--- start SOURCE DATA ---

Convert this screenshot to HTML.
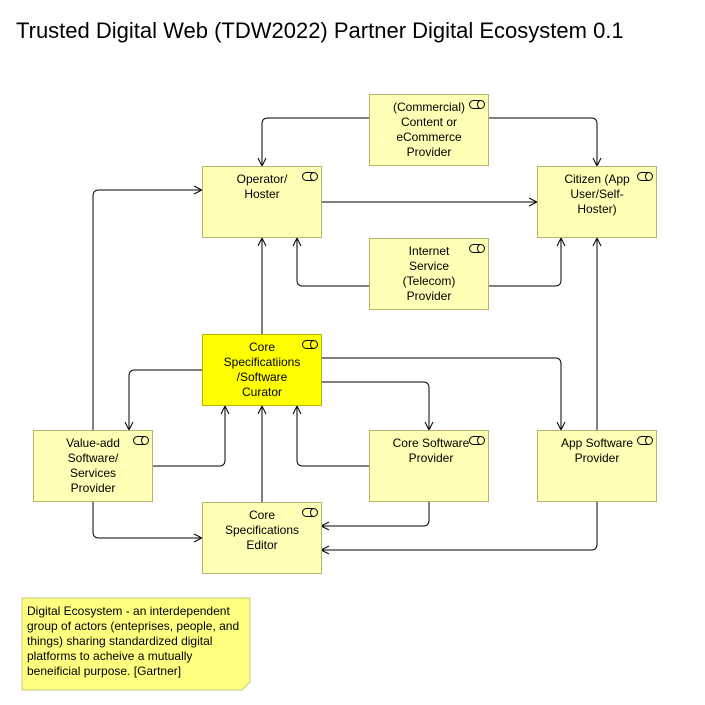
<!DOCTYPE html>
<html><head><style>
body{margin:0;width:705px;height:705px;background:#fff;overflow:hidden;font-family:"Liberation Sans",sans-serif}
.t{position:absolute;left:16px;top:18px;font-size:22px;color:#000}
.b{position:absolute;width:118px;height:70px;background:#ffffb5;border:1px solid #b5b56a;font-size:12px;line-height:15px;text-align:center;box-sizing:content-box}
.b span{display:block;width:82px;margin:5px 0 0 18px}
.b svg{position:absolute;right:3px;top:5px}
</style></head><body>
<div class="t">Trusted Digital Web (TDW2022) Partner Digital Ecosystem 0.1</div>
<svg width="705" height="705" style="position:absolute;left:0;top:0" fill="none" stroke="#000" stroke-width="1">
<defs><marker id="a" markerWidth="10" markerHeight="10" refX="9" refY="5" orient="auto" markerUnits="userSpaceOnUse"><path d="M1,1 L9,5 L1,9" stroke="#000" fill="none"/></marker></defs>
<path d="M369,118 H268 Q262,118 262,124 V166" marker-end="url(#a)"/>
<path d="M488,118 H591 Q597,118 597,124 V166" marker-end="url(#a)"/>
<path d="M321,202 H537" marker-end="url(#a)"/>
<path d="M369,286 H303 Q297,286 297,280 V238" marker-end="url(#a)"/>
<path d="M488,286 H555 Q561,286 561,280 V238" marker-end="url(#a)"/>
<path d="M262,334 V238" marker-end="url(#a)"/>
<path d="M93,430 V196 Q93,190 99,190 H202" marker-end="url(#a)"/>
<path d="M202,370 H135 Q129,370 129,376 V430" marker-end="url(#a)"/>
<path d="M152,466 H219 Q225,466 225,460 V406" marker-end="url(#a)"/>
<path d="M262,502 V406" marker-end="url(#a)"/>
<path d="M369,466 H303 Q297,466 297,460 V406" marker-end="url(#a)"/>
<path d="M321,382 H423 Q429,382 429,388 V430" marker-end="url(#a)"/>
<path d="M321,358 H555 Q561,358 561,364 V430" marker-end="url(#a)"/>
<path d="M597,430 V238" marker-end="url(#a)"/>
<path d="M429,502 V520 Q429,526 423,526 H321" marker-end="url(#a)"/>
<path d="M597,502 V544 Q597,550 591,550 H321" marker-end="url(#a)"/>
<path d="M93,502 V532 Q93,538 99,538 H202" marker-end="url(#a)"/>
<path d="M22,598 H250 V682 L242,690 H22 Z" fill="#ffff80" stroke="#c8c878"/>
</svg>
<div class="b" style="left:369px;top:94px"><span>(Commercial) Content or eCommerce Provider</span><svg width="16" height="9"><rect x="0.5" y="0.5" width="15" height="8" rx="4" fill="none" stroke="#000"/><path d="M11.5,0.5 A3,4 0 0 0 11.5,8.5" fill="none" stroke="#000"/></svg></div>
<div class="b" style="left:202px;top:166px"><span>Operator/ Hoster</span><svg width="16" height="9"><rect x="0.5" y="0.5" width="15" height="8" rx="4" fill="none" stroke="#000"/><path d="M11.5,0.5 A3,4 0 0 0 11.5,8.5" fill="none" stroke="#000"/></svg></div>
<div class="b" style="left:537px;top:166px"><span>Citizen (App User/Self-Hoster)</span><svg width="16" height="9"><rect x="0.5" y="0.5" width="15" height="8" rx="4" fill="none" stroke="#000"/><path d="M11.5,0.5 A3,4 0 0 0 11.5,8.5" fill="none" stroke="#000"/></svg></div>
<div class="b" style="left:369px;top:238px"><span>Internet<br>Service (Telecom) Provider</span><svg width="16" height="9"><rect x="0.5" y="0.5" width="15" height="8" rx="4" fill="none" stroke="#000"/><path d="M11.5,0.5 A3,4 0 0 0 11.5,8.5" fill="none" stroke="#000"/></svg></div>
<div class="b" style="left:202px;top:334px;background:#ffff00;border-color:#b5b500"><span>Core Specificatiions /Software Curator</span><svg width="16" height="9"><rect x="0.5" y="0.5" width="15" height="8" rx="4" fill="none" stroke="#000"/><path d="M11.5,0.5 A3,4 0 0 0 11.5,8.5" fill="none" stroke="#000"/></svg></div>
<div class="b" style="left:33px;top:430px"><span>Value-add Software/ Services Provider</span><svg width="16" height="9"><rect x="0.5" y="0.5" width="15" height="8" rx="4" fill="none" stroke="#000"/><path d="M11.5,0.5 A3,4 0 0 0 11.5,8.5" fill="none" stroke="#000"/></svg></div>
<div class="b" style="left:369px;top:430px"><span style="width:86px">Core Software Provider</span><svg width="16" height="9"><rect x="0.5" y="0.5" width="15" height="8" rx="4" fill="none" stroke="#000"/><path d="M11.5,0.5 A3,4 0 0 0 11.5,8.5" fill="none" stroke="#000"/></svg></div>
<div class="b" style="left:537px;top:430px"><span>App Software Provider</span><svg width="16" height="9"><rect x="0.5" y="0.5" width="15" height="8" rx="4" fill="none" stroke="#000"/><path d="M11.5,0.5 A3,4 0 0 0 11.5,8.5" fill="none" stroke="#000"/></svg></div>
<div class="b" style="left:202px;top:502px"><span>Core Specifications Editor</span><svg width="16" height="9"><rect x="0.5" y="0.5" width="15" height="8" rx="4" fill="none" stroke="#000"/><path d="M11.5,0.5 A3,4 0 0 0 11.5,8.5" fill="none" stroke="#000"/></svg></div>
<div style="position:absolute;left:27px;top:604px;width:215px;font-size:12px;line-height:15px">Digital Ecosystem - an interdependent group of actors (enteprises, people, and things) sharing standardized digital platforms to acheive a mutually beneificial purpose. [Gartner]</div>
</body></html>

--- end SOURCE DATA ---
--- start SOURCE DATA ---

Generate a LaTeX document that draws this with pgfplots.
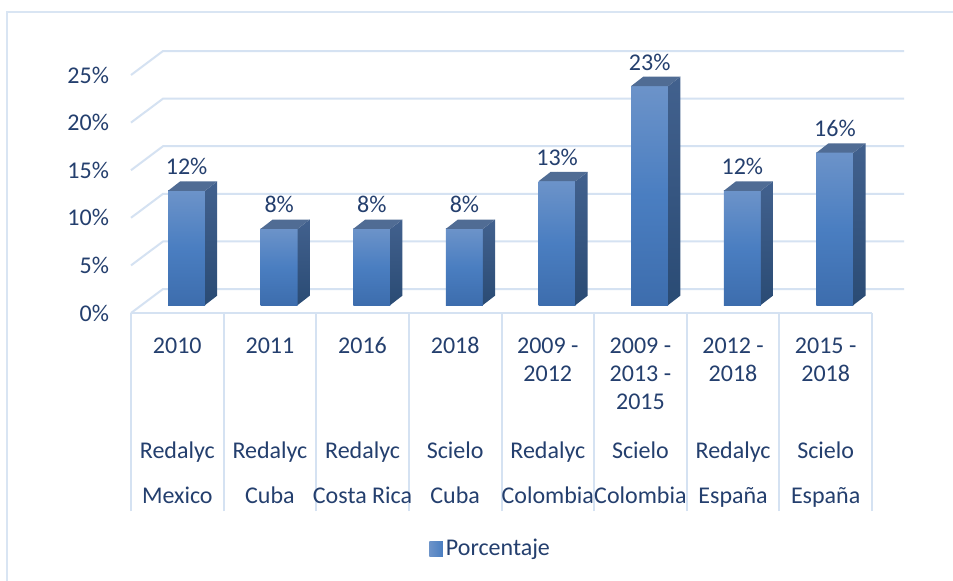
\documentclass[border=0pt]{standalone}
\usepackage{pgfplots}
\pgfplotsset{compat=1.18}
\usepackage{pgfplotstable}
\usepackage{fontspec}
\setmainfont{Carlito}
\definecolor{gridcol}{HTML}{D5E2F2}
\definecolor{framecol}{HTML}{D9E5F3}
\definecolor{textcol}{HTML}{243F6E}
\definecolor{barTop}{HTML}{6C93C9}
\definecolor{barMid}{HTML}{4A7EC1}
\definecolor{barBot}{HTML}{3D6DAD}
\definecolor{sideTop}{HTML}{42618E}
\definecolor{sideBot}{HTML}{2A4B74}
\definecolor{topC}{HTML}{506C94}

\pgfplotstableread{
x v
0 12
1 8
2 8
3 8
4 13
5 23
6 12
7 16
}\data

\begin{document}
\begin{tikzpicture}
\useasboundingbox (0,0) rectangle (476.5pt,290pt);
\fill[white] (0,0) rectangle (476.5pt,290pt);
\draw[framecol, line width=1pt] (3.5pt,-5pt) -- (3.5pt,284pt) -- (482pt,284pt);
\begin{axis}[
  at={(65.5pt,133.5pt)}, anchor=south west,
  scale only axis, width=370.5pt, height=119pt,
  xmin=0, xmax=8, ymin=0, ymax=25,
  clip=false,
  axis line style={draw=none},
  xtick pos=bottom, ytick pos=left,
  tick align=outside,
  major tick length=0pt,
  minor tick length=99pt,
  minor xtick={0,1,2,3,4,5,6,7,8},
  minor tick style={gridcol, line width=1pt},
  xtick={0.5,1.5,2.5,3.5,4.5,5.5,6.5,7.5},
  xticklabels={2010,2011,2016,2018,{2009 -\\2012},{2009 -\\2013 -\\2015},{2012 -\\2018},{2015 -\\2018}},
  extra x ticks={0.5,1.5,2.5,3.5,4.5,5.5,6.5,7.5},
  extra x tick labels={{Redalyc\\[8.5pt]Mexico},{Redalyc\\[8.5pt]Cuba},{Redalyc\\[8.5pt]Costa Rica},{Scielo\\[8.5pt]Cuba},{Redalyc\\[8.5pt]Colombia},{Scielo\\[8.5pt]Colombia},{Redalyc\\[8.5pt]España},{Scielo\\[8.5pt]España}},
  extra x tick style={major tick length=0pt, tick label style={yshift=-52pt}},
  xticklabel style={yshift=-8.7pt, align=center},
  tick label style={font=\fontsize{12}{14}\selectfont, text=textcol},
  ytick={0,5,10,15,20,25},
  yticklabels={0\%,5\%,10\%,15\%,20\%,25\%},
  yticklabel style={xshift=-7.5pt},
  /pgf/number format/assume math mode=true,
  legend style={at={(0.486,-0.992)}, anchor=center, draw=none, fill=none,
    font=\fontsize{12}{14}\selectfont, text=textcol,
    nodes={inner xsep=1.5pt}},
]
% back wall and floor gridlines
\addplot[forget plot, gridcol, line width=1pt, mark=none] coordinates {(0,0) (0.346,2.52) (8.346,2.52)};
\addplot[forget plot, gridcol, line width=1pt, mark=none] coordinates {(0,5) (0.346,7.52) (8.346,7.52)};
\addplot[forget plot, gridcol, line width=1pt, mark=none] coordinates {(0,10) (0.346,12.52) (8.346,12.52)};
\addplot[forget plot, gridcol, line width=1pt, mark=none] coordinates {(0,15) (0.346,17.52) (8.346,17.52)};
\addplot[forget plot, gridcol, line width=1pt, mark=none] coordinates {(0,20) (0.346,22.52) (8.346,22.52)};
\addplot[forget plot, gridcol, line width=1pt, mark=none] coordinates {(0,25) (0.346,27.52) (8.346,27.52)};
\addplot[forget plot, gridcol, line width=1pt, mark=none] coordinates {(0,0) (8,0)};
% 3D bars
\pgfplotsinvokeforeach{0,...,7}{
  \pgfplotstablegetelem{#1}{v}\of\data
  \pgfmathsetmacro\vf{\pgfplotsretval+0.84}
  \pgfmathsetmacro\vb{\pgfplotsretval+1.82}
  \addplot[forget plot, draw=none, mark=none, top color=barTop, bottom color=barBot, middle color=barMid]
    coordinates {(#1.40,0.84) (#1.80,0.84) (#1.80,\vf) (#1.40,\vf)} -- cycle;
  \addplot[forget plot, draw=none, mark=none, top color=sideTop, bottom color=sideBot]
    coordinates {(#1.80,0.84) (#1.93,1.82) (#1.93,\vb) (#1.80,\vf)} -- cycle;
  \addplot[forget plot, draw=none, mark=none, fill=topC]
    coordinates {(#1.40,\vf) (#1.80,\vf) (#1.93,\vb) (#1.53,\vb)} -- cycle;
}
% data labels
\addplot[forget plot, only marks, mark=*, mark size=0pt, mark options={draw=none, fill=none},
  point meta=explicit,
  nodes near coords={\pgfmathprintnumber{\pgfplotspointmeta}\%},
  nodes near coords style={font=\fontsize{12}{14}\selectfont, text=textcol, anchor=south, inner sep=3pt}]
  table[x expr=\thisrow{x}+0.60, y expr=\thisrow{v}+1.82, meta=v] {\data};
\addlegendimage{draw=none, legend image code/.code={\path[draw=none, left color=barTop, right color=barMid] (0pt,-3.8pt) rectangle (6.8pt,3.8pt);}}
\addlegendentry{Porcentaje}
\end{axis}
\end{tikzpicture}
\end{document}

--- end SOURCE DATA ---
--- start SOURCE DATA ---

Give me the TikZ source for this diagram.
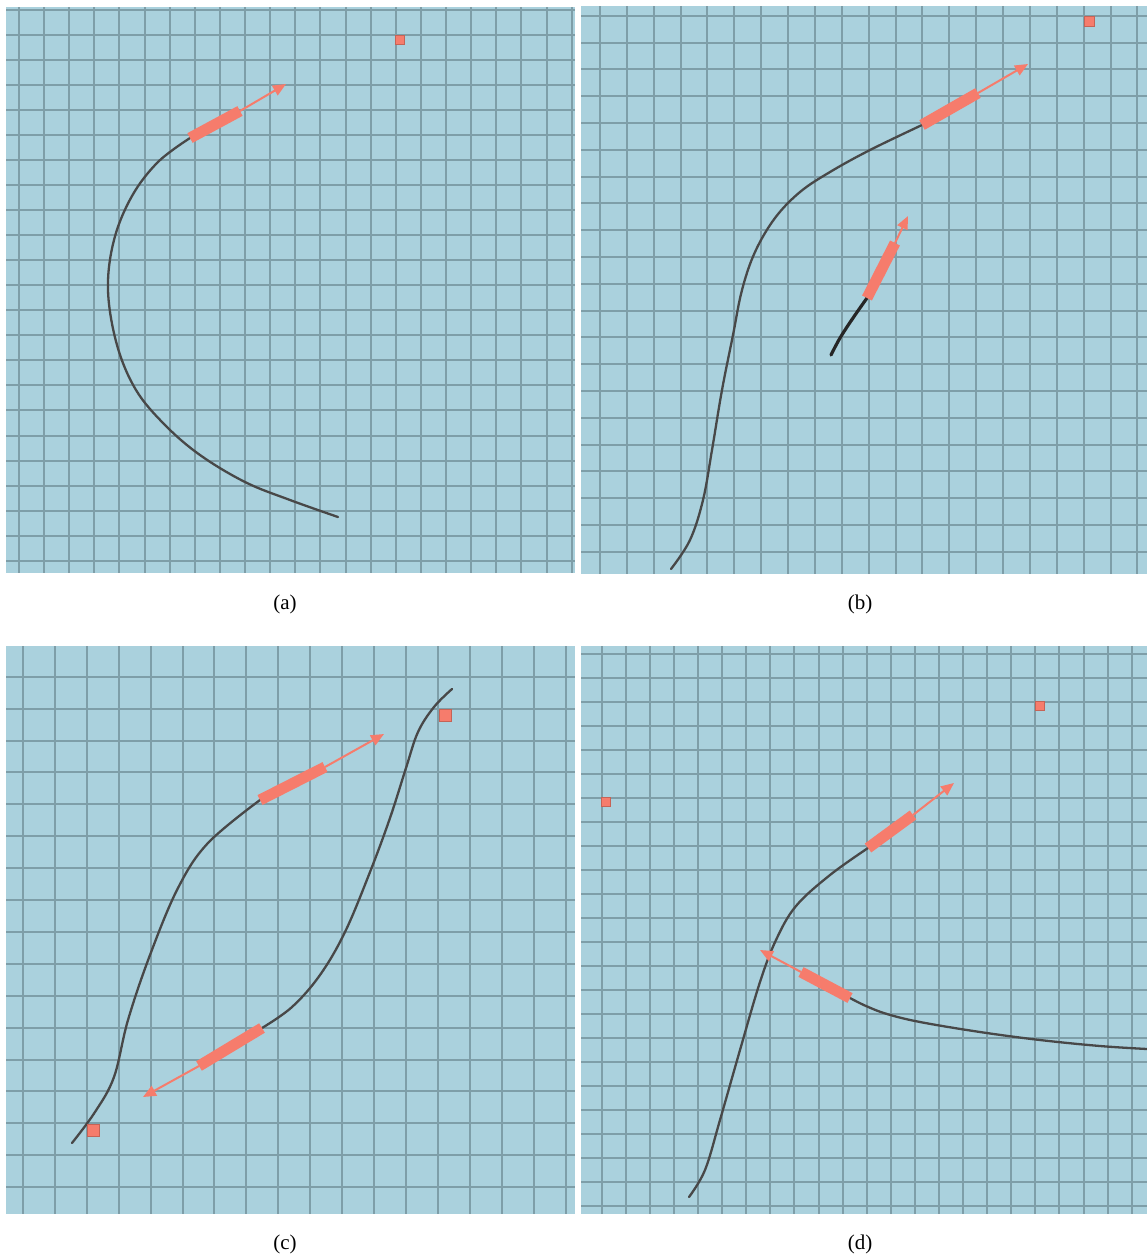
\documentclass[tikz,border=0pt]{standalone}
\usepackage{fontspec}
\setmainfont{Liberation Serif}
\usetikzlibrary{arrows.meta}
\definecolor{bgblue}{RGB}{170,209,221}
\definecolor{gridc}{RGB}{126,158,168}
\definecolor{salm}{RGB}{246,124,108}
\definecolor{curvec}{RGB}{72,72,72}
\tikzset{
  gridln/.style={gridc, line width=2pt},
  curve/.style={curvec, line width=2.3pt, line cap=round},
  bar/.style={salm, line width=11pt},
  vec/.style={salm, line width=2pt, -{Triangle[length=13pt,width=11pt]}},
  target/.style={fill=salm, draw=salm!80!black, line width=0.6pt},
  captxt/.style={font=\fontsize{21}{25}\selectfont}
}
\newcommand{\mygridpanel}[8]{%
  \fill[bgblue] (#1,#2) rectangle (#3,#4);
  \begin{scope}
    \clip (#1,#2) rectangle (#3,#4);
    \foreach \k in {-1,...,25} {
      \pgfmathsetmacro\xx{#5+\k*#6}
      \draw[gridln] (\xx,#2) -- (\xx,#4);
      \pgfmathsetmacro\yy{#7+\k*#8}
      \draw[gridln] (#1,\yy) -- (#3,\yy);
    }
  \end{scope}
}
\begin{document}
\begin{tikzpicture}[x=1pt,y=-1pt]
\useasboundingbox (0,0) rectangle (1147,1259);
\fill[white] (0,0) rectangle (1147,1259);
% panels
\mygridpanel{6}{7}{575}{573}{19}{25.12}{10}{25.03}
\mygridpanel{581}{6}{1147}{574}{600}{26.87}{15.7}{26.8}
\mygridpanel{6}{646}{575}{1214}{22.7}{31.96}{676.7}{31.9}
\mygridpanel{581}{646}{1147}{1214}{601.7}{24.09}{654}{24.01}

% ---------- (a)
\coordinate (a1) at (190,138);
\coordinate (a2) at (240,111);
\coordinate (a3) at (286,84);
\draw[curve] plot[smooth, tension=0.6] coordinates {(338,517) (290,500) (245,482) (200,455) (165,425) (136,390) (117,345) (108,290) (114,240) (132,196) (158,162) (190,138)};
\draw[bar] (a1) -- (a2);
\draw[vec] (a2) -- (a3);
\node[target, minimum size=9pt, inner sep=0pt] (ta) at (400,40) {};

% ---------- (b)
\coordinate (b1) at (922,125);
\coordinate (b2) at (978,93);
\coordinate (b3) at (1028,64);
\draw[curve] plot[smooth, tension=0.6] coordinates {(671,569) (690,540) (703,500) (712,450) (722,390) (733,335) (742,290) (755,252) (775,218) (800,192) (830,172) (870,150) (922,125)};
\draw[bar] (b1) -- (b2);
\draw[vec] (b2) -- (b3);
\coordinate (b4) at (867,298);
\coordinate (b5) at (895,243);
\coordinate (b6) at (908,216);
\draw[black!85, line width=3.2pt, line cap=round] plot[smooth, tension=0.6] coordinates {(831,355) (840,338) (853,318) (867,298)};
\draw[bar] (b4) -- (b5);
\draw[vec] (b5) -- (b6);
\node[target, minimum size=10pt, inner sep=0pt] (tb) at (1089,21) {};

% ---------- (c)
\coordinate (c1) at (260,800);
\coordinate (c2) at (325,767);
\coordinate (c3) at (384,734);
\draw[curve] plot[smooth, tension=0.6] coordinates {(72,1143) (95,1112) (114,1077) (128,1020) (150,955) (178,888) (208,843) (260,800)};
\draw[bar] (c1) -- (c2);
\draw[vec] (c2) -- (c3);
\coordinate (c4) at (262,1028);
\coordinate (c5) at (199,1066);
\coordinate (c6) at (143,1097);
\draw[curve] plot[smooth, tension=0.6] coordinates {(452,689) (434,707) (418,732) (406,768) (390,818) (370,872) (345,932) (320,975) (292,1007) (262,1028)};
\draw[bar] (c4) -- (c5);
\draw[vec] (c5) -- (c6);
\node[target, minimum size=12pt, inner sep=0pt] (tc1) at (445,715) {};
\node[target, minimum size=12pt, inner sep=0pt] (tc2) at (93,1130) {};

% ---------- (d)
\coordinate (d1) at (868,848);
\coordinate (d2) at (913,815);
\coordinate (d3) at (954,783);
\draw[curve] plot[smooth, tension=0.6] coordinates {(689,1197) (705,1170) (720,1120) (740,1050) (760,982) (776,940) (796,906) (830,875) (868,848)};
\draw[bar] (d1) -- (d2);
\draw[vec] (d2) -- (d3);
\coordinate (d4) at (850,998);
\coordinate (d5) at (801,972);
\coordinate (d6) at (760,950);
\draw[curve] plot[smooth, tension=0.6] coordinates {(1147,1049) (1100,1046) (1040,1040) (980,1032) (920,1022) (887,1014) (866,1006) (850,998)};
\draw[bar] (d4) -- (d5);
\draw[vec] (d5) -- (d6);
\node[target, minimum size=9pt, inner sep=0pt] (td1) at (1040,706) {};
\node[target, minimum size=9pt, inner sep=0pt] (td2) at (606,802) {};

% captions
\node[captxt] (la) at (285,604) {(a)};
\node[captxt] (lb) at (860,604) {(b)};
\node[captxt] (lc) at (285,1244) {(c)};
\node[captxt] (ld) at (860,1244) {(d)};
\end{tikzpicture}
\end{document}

--- end SOURCE DATA ---

Return exactly the lines from the one with "Give me the TikZ source for this diagram." to the one with "inner sep=0pt] (ta)", both ends kept, and only those. Images are left out.

Give me the TikZ source for this diagram.
\documentclass[tikz,border=0pt]{standalone}
\usepackage{fontspec}
\setmainfont{Liberation Serif}
\usetikzlibrary{arrows.meta}
\definecolor{bgblue}{RGB}{170,209,221}
\definecolor{gridc}{RGB}{126,158,168}
\definecolor{salm}{RGB}{246,124,108}
\definecolor{curvec}{RGB}{72,72,72}
\tikzset{
  gridln/.style={gridc, line width=2pt},
  curve/.style={curvec, line width=2.3pt, line cap=round},
  bar/.style={salm, line width=11pt},
  vec/.style={salm, line width=2pt, -{Triangle[length=13pt,width=11pt]}},
  target/.style={fill=salm, draw=salm!80!black, line width=0.6pt},
  captxt/.style={font=\fontsize{21}{25}\selectfont}
}
\newcommand{\mygridpanel}[8]{%
  \fill[bgblue] (#1,#2) rectangle (#3,#4);
  \begin{scope}
    \clip (#1,#2) rectangle (#3,#4);
    \foreach \k in {-1,...,25} {
      \pgfmathsetmacro\xx{#5+\k*#6}
      \draw[gridln] (\xx,#2) -- (\xx,#4);
      \pgfmathsetmacro\yy{#7+\k*#8}
      \draw[gridln] (#1,\yy) -- (#3,\yy);
    }
  \end{scope}
}
\begin{document}
\begin{tikzpicture}[x=1pt,y=-1pt]
\useasboundingbox (0,0) rectangle (1147,1259);
\fill[white] (0,0) rectangle (1147,1259);
% panels
\mygridpanel{6}{7}{575}{573}{19}{25.12}{10}{25.03}
\mygridpanel{581}{6}{1147}{574}{600}{26.87}{15.7}{26.8}
\mygridpanel{6}{646}{575}{1214}{22.7}{31.96}{676.7}{31.9}
\mygridpanel{581}{646}{1147}{1214}{601.7}{24.09}{654}{24.01}

% ---------- (a)
\coordinate (a1) at (190,138);
\coordinate (a2) at (240,111);
\coordinate (a3) at (286,84);
\draw[curve] plot[smooth, tension=0.6] coordinates {(338,517) (290,500) (245,482) (200,455) (165,425) (136,390) (117,345) (108,290) (114,240) (132,196) (158,162) (190,138)};
\draw[bar] (a1) -- (a2);
\draw[vec] (a2) -- (a3);
\node[target, minimum size=9pt, inner sep=0pt] (ta) at (400,40) {};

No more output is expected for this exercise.